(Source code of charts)
--- begin ---

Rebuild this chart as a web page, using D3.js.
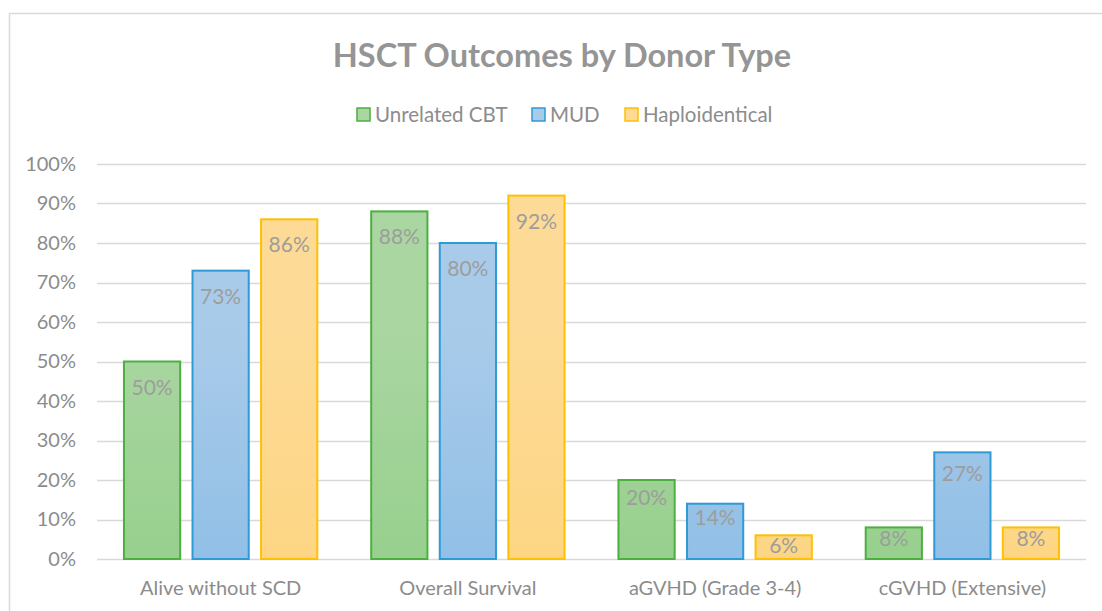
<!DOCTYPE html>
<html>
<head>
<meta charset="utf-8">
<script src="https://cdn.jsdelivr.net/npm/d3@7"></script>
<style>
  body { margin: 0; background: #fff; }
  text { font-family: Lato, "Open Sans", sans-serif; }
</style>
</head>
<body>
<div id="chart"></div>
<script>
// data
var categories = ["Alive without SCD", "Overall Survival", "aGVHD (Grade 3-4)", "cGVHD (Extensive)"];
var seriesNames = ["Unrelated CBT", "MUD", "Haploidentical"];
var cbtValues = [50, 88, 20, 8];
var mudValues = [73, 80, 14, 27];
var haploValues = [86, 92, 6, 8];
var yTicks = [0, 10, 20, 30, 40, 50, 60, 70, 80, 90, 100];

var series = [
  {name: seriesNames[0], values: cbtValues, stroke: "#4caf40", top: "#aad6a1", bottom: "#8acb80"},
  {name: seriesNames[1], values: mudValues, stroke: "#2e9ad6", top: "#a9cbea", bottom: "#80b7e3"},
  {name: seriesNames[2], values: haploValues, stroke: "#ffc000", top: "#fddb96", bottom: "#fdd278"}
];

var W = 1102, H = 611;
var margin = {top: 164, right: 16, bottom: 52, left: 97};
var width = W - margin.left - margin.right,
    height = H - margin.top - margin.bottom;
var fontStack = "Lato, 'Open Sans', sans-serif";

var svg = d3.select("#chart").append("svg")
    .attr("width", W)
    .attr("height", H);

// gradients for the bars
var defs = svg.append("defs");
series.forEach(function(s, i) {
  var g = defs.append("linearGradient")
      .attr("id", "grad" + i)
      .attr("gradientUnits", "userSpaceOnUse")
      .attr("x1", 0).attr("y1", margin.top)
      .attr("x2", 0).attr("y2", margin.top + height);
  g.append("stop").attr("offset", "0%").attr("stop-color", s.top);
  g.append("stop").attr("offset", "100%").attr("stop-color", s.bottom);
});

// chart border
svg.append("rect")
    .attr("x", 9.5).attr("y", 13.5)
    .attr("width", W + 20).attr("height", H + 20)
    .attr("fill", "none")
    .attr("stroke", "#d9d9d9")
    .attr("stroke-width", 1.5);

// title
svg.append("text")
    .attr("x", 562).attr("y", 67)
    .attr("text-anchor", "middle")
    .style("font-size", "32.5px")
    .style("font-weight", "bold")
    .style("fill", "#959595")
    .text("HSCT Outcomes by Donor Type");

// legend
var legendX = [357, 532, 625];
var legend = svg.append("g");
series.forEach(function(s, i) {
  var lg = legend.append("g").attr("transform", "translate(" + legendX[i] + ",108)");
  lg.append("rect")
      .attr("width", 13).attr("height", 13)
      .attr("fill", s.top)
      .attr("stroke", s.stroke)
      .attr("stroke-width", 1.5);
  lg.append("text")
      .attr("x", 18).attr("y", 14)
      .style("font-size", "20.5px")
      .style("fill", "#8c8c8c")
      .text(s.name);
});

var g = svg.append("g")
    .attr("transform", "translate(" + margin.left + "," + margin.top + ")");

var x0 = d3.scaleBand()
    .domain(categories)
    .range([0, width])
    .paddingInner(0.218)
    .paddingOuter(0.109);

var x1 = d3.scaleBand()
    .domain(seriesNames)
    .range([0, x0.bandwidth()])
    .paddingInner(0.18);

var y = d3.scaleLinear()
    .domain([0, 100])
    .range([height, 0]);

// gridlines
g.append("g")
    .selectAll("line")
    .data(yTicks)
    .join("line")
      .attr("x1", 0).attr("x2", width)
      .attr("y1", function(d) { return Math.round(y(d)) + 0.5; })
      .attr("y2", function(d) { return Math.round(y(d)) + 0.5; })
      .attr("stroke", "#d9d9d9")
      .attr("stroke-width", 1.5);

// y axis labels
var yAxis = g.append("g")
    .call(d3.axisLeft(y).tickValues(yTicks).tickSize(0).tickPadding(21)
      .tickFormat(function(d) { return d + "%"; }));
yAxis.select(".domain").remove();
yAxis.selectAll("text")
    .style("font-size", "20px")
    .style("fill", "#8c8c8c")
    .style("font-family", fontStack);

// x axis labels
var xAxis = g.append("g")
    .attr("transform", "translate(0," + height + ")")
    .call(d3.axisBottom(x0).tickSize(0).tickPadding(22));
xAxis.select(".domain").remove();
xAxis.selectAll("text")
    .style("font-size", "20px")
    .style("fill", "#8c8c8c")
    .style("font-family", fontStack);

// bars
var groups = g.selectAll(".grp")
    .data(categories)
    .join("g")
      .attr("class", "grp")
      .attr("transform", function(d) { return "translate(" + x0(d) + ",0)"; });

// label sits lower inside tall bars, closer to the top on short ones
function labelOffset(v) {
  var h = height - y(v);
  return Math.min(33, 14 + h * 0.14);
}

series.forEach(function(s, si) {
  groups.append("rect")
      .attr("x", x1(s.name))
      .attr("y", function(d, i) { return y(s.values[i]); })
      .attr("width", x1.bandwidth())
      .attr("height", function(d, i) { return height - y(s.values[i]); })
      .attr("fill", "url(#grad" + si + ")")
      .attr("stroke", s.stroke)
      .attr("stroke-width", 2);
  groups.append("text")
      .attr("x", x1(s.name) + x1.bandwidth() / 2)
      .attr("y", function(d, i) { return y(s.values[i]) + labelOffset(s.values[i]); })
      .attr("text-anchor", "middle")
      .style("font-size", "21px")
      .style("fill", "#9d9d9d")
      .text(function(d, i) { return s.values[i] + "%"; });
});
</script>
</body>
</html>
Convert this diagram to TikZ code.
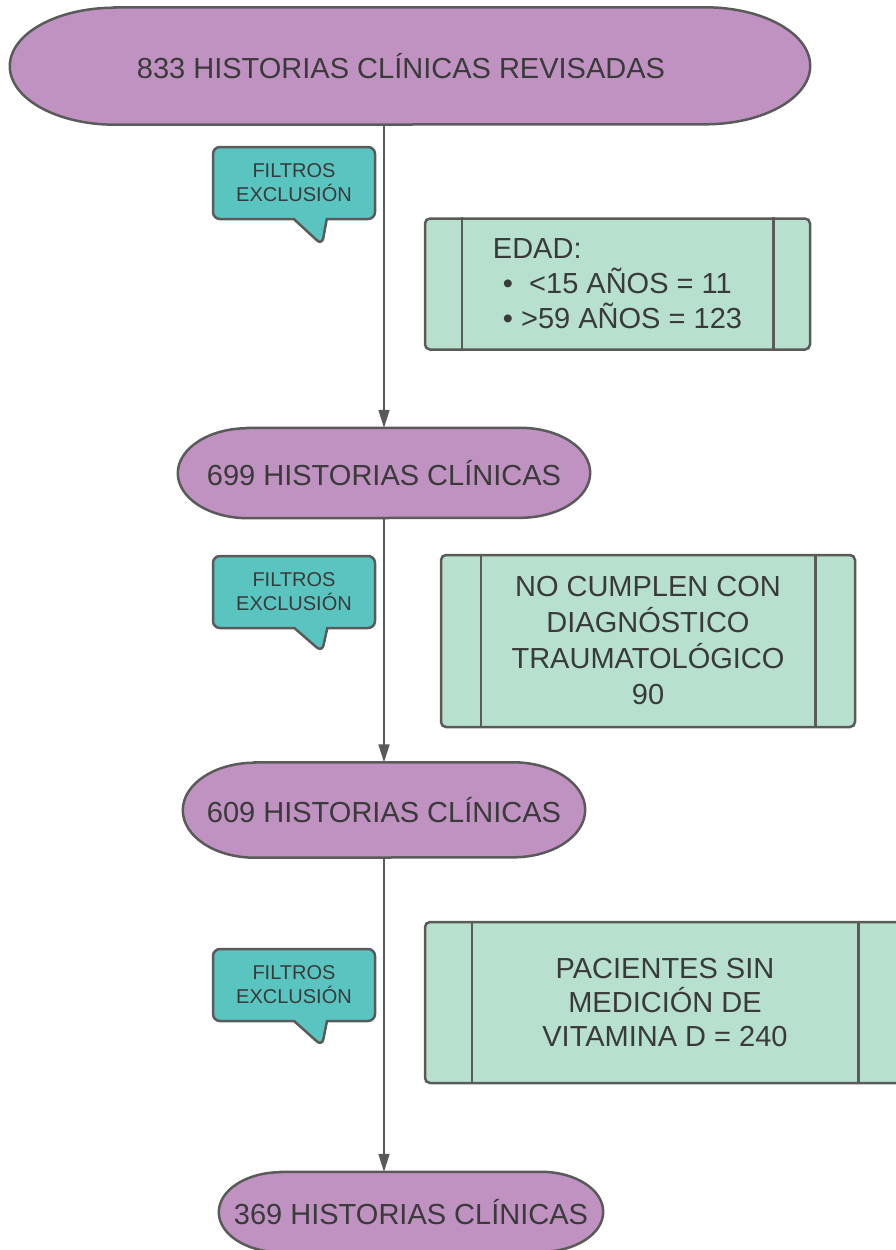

--- end ---

• _STATED EXERCISE_
Restate the whole listing above exactly, except for its images.

• _SOLUTION_
Rebuild this chart as a web page, using D3.js.
<!DOCTYPE html>
<html>
<head>
<meta charset="utf-8">
<script src="https://cdn.jsdelivr.net/npm/d3@7"></script>
<style>
  body { margin: 0; background: #fff; }
  text { font-family: Lato, "Open Sans", sans-serif; }
</style>
</head>
<body>
<div id="chart"></div>
<script>
// data
var categories = ["Alive without SCD", "Overall Survival", "aGVHD (Grade 3-4)", "cGVHD (Extensive)"];
var seriesNames = ["Unrelated CBT", "MUD", "Haploidentical"];
var cbtValues = [50, 88, 20, 8];
var mudValues = [73, 80, 14, 27];
var haploValues = [86, 92, 6, 8];
var yTicks = [0, 10, 20, 30, 40, 50, 60, 70, 80, 90, 100];

var series = [
  {name: seriesNames[0], values: cbtValues, stroke: "#4caf40", top: "#aad6a1", bottom: "#8acb80"},
  {name: seriesNames[1], values: mudValues, stroke: "#2e9ad6", top: "#a9cbea", bottom: "#80b7e3"},
  {name: seriesNames[2], values: haploValues, stroke: "#ffc000", top: "#fddb96", bottom: "#fdd278"}
];

var W = 1102, H = 611;
var margin = {top: 164, right: 16, bottom: 52, left: 97};
var width = W - margin.left - margin.right,
    height = H - margin.top - margin.bottom;
var fontStack = "Lato, 'Open Sans', sans-serif";

var svg = d3.select("#chart").append("svg")
    .attr("width", W)
    .attr("height", H);

// gradients for the bars
var defs = svg.append("defs");
series.forEach(function(s, i) {
  var g = defs.append("linearGradient")
      .attr("id", "grad" + i)
      .attr("gradientUnits", "userSpaceOnUse")
      .attr("x1", 0).attr("y1", margin.top)
      .attr("x2", 0).attr("y2", margin.top + height);
  g.append("stop").attr("offset", "0%").attr("stop-color", s.top);
  g.append("stop").attr("offset", "100%").attr("stop-color", s.bottom);
});

// chart border
svg.append("rect")
    .attr("x", 9.5).attr("y", 13.5)
    .attr("width", W + 20).attr("height", H + 20)
    .attr("fill", "none")
    .attr("stroke", "#d9d9d9")
    .attr("stroke-width", 1.5);

// title
svg.append("text")
    .attr("x", 562).attr("y", 67)
    .attr("text-anchor", "middle")
    .style("font-size", "32.5px")
    .style("font-weight", "bold")
    .style("fill", "#959595")
    .text("HSCT Outcomes by Donor Type");

// legend
var legendX = [357, 532, 625];
var legend = svg.append("g");
series.forEach(function(s, i) {
  var lg = legend.append("g").attr("transform", "translate(" + legendX[i] + ",108)");
  lg.append("rect")
      .attr("width", 13).attr("height", 13)
      .attr("fill", s.top)
      .attr("stroke", s.stroke)
      .attr("stroke-width", 1.5);
  lg.append("text")
      .attr("x", 18).attr("y", 14)
      .style("font-size", "20.5px")
      .style("fill", "#8c8c8c")
      .text(s.name);
});

var g = svg.append("g")
    .attr("transform", "translate(" + margin.left + "," + margin.top + ")");

var x0 = d3.scaleBand()
    .domain(categories)
    .range([0, width])
    .paddingInner(0.218)
    .paddingOuter(0.109);

var x1 = d3.scaleBand()
    .domain(seriesNames)
    .range([0, x0.bandwidth()])
    .paddingInner(0.18);

var y = d3.scaleLinear()
    .domain([0, 100])
    .range([height, 0]);

// gridlines
g.append("g")
    .selectAll("line")
    .data(yTicks)
    .join("line")
      .attr("x1", 0).attr("x2", width)
      .attr("y1", function(d) { return Math.round(y(d)) + 0.5; })
      .attr("y2", function(d) { return Math.round(y(d)) + 0.5; })
      .attr("stroke", "#d9d9d9")
      .attr("stroke-width", 1.5);

// y axis labels
var yAxis = g.append("g")
    .call(d3.axisLeft(y).tickValues(yTicks).tickSize(0).tickPadding(21)
      .tickFormat(function(d) { return d + "%"; }));
yAxis.select(".domain").remove();
yAxis.selectAll("text")
    .style("font-size", "20px")
    .style("fill", "#8c8c8c")
    .style("font-family", fontStack);

// x axis labels
var xAxis = g.append("g")
    .attr("transform", "translate(0," + height + ")")
    .call(d3.axisBottom(x0).tickSize(0).tickPadding(22));
xAxis.select(".domain").remove();
xAxis.selectAll("text")
    .style("font-size", "20px")
    .style("fill", "#8c8c8c")
    .style("font-family", fontStack);

// bars
var groups = g.selectAll(".grp")
    .data(categories)
    .join("g")
      .attr("class", "grp")
      .attr("transform", function(d) { return "translate(" + x0(d) + ",0)"; });

// label sits lower inside tall bars, closer to the top on short ones
function labelOffset(v) {
  var h = height - y(v);
  return Math.min(33, 14 + h * 0.14);
}

series.forEach(function(s, si) {
  groups.append("rect")
      .attr("x", x1(s.name))
      .attr("y", function(d, i) { return y(s.values[i]); })
      .attr("width", x1.bandwidth())
      .attr("height", function(d, i) { return height - y(s.values[i]); })
      .attr("fill", "url(#grad" + si + ")")
      .attr("stroke", s.stroke)
      .attr("stroke-width", 2);
  groups.append("text")
      .attr("x", x1(s.name) + x1.bandwidth() / 2)
      .attr("y", function(d, i) { return y(s.values[i]) + labelOffset(s.values[i]); })
      .attr("text-anchor", "middle")
      .style("font-size", "21px")
      .style("fill", "#9d9d9d")
      .text(function(d, i) { return s.values[i] + "%"; });
});
</script>
</body>
</html>
Convert this diagram to TikZ code.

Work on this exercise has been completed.